Work to be completed: Please transcribe the data below exactly. Leave the pictures out.

Collected material:
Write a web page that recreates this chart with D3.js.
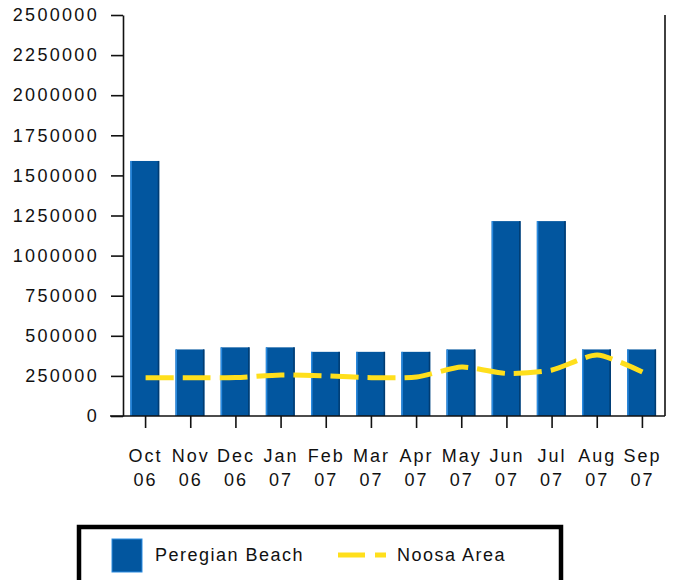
<!DOCTYPE html>
<html lang="en">
<head>
<meta charset="utf-8">
<title>Peregian Beach vs Noosa Area</title>
<script src="https://d3js.org/d3.v7.min.js"></script>
<style>
  body { margin: 0; background: #fff; }
  text { font-family: "Liberation Sans", Arial, sans-serif; fill: #111; }
</style>
</head>
<body>
<script>
// data
var months = ["Oct", "Nov", "Dec", "Jan", "Feb", "Mar", "Apr", "May", "Jun", "Jul", "Aug", "Sep"];
var years = ["06", "06", "06", "07", "07", "07", "07", "07", "07", "07", "07", "07"];
var peregian = [1590000, 415000, 428000, 428000, 400000, 400000, 400000, 415000, 1215000, 1215000, 415000, 415000];
var noosa = [239000, 239000, 240000, 256000, 250000, 239000, 243000, 305000, 265000, 287000, 380000, 274000];
var yTicks = [0, 250000, 500000, 750000, 1000000, 1250000, 1500000, 1750000, 2000000, 2250000, 2500000];

var w = 674, h = 580;
var plotL = 123, plotR = 665, plotT = 15, plotB = 416;

var svg = d3.select("body").append("svg")
  .attr("width", w)
  .attr("height", h);

var x = d3.scaleBand().domain(months).range([plotL, plotR]).padding(0);
var y = d3.scaleLinear().domain([0, 2500000]).range([plotB, plotT]);
var cx = function(i) { return x(months[i]) + x.bandwidth() / 2; };
var bw = x.bandwidth() * 0.64;

// bars
var bars = svg.append("g").selectAll("g")
  .data(peregian)
  .enter()
  .append("g");

bars.append("rect")
  .attr("x", function(d, i) { return cx(i) - bw / 2 - 0.8; })
  .attr("y", function(d) { return y(d); })
  .attr("width", bw)
  .attr("height", function(d) { return plotB - y(d); })
  .attr("fill", "#02569f");

bars.append("rect")
  .attr("x", function(d, i) { return cx(i) - bw / 2 - 0.8; })
  .attr("y", function(d) { return y(d); })
  .attr("width", 1.5)
  .attr("height", function(d) { return plotB - y(d); })
  .attr("fill", "#2b8be0");

bars.append("rect")
  .attr("x", function(d, i) { return cx(i) + bw / 2 - 2.3; })
  .attr("y", function(d) { return y(d); })
  .attr("width", 1.5)
  .attr("height", function(d) { return plotB - y(d); })
  .attr("fill", "#013c72");

// line
var line = d3.line()
  .x(function(d, i) { return cx(i); })
  .y(function(d) { return y(d); })
  .curve(d3.curveCardinal.tension(0.3));

svg.append("path")
  .datum(noosa)
  .attr("d", line)
  .attr("fill", "none")
  .attr("stroke", "#ffdf1c")
  .attr("stroke-width", 5)
  .attr("stroke-dasharray", "28,9");

// y axis
var yAxis = svg.append("g")
  .attr("transform", "translate(" + plotL + ",0)")
  .call(d3.axisLeft(y).tickValues(yTicks).tickSize(12).tickSizeOuter(0).tickPadding(12).tickFormat(d3.format("d")));
yAxis.selectAll("text")
  .style("font-size", "18px")
  .style("letter-spacing", "2.3px")
  .attr("fill", "#111");

// x axis
var xAxis = svg.append("g")
  .attr("transform", "translate(0," + plotB + ")")
  .call(d3.axisBottom(x).tickSize(12).tickSizeOuter(0).tickFormat(""));
xAxis.select(".domain").remove();

xAxis.selectAll(".tick").each(function(d, i) {
  var t = d3.select(this).append("text")
    .attr("text-anchor", "middle")
    .style("font-size", "18px")
    .style("letter-spacing", "2px")
    .attr("fill", "#111");
  t.append("tspan").attr("x", 0).attr("y", 46).text(months[i]);
  t.append("tspan").attr("x", 0).attr("y", 70).text(years[i]);
});

svg.selectAll(".domain, .tick line")
  .attr("stroke", "#111")
  .attr("stroke-width", 1.6);

// frame: baseline and right edge
svg.append("line")
  .attr("x1", 110).attr("x2", plotR)
  .attr("y1", plotB).attr("y2", plotB)
  .attr("stroke", "#111").attr("stroke-width", 1.6);
svg.append("line")
  .attr("x1", plotR).attr("x2", plotR)
  .attr("y1", plotT).attr("y2", plotB)
  .attr("stroke", "#111").attr("stroke-width", 1.6);

// legend
var lg = svg.append("g");
lg.append("rect")
  .attr("x", 79).attr("y", 527)
  .attr("width", 482).attr("height", 60)
  .attr("fill", "#fff")
  .attr("stroke", "#000")
  .attr("stroke-width", 4.5);
lg.append("rect")
  .attr("x", 112).attr("y", 539)
  .attr("width", 30).attr("height", 33)
  .attr("fill", "#02569f")
  .attr("stroke", "#2b8be0")
  .attr("stroke-width", 1);
lg.append("text")
  .attr("x", 155).attr("y", 561)
  .style("font-size", "18px")
  .style("letter-spacing", "1.5px")
  .text("Peregian Beach");
lg.append("line")
  .attr("x1", 338).attr("x2", 386)
  .attr("y1", 555).attr("y2", 555)
  .attr("stroke", "#ffdf1c")
  .attr("stroke-width", 5)
  .attr("stroke-dasharray", "27,10");
lg.append("text")
  .attr("x", 397).attr("y", 561)
  .style("font-size", "18px")
  .style("letter-spacing", "1.5px")
  .text("Noosa Area");
</script>
</body>
</html>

Task output:
Write a web page that recreates this chart with D3.js.
<!DOCTYPE html>
<html lang="en">
<head>
<meta charset="utf-8">
<title>Peregian Beach vs Noosa Area</title>
<script src="https://d3js.org/d3.v7.min.js"></script>
<style>
  body { margin: 0; background: #fff; }
  text { font-family: "Liberation Sans", Arial, sans-serif; fill: #111; }
</style>
</head>
<body>
<script>
// data
var months = ["Oct", "Nov", "Dec", "Jan", "Feb", "Mar", "Apr", "May", "Jun", "Jul", "Aug", "Sep"];
var years = ["06", "06", "06", "07", "07", "07", "07", "07", "07", "07", "07", "07"];
var peregian = [1590000, 415000, 428000, 428000, 400000, 400000, 400000, 415000, 1215000, 1215000, 415000, 415000];
var noosa = [239000, 239000, 240000, 256000, 250000, 239000, 243000, 305000, 265000, 287000, 380000, 274000];
var yTicks = [0, 250000, 500000, 750000, 1000000, 1250000, 1500000, 1750000, 2000000, 2250000, 2500000];

var w = 674, h = 580;
var plotL = 123, plotR = 665, plotT = 15, plotB = 416;

var svg = d3.select("body").append("svg")
  .attr("width", w)
  .attr("height", h);

var x = d3.scaleBand().domain(months).range([plotL, plotR]).padding(0);
var y = d3.scaleLinear().domain([0, 2500000]).range([plotB, plotT]);
var cx = function(i) { return x(months[i]) + x.bandwidth() / 2; };
var bw = x.bandwidth() * 0.64;

// bars
var bars = svg.append("g").selectAll("g")
  .data(peregian)
  .enter()
  .append("g");

bars.append("rect")
  .attr("x", function(d, i) { return cx(i) - bw / 2 - 0.8; })
  .attr("y", function(d) { return y(d); })
  .attr("width", bw)
  .attr("height", function(d) { return plotB - y(d); })
  .attr("fill", "#02569f");

bars.append("rect")
  .attr("x", function(d, i) { return cx(i) - bw / 2 - 0.8; })
  .attr("y", function(d) { return y(d); })
  .attr("width", 1.5)
  .attr("height", function(d) { return plotB - y(d); })
  .attr("fill", "#2b8be0");

bars.append("rect")
  .attr("x", function(d, i) { return cx(i) + bw / 2 - 2.3; })
  .attr("y", function(d) { return y(d); })
  .attr("width", 1.5)
  .attr("height", function(d) { return plotB - y(d); })
  .attr("fill", "#013c72");

// line
var line = d3.line()
  .x(function(d, i) { return cx(i); })
  .y(function(d) { return y(d); })
  .curve(d3.curveCardinal.tension(0.3));

svg.append("path")
  .datum(noosa)
  .attr("d", line)
  .attr("fill", "none")
  .attr("stroke", "#ffdf1c")
  .attr("stroke-width", 5)
  .attr("stroke-dasharray", "28,9");

// y axis
var yAxis = svg.append("g")
  .attr("transform", "translate(" + plotL + ",0)")
  .call(d3.axisLeft(y).tickValues(yTicks).tickSize(12).tickSizeOuter(0).tickPadding(12).tickFormat(d3.format("d")));
yAxis.selectAll("text")
  .style("font-size", "18px")
  .style("letter-spacing", "2.3px")
  .attr("fill", "#111");

// x axis
var xAxis = svg.append("g")
  .attr("transform", "translate(0," + plotB + ")")
  .call(d3.axisBottom(x).tickSize(12).tickSizeOuter(0).tickFormat(""));
xAxis.select(".domain").remove();

xAxis.selectAll(".tick").each(function(d, i) {
  var t = d3.select(this).append("text")
    .attr("text-anchor", "middle")
    .style("font-size", "18px")
    .style("letter-spacing", "2px")
    .attr("fill", "#111");
  t.append("tspan").attr("x", 0).attr("y", 46).text(months[i]);
  t.append("tspan").attr("x", 0).attr("y", 70).text(years[i]);
});

svg.selectAll(".domain, .tick line")
  .attr("stroke", "#111")
  .attr("stroke-width", 1.6);

// frame: baseline and right edge
svg.append("line")
  .attr("x1", 110).attr("x2", plotR)
  .attr("y1", plotB).attr("y2", plotB)
  .attr("stroke", "#111").attr("stroke-width", 1.6);
svg.append("line")
  .attr("x1", plotR).attr("x2", plotR)
  .attr("y1", plotT).attr("y2", plotB)
  .attr("stroke", "#111").attr("stroke-width", 1.6);

// legend
var lg = svg.append("g");
lg.append("rect")
  .attr("x", 79).attr("y", 527)
  .attr("width", 482).attr("height", 60)
  .attr("fill", "#fff")
  .attr("stroke", "#000")
  .attr("stroke-width", 4.5);
lg.append("rect")
  .attr("x", 112).attr("y", 539)
  .attr("width", 30).attr("height", 33)
  .attr("fill", "#02569f")
  .attr("stroke", "#2b8be0")
  .attr("stroke-width", 1);
lg.append("text")
  .attr("x", 155).attr("y", 561)
  .style("font-size", "18px")
  .style("letter-spacing", "1.5px")
  .text("Peregian Beach");
lg.append("line")
  .attr("x1", 338).attr("x2", 386)
  .attr("y1", 555).attr("y2", 555)
  .attr("stroke", "#ffdf1c")
  .attr("stroke-width", 5)
  .attr("stroke-dasharray", "27,10");
lg.append("text")
  .attr("x", 397).attr("y", 561)
  .style("font-size", "18px")
  .style("letter-spacing", "1.5px")
  .text("Noosa Area");
</script>
</body>
</html>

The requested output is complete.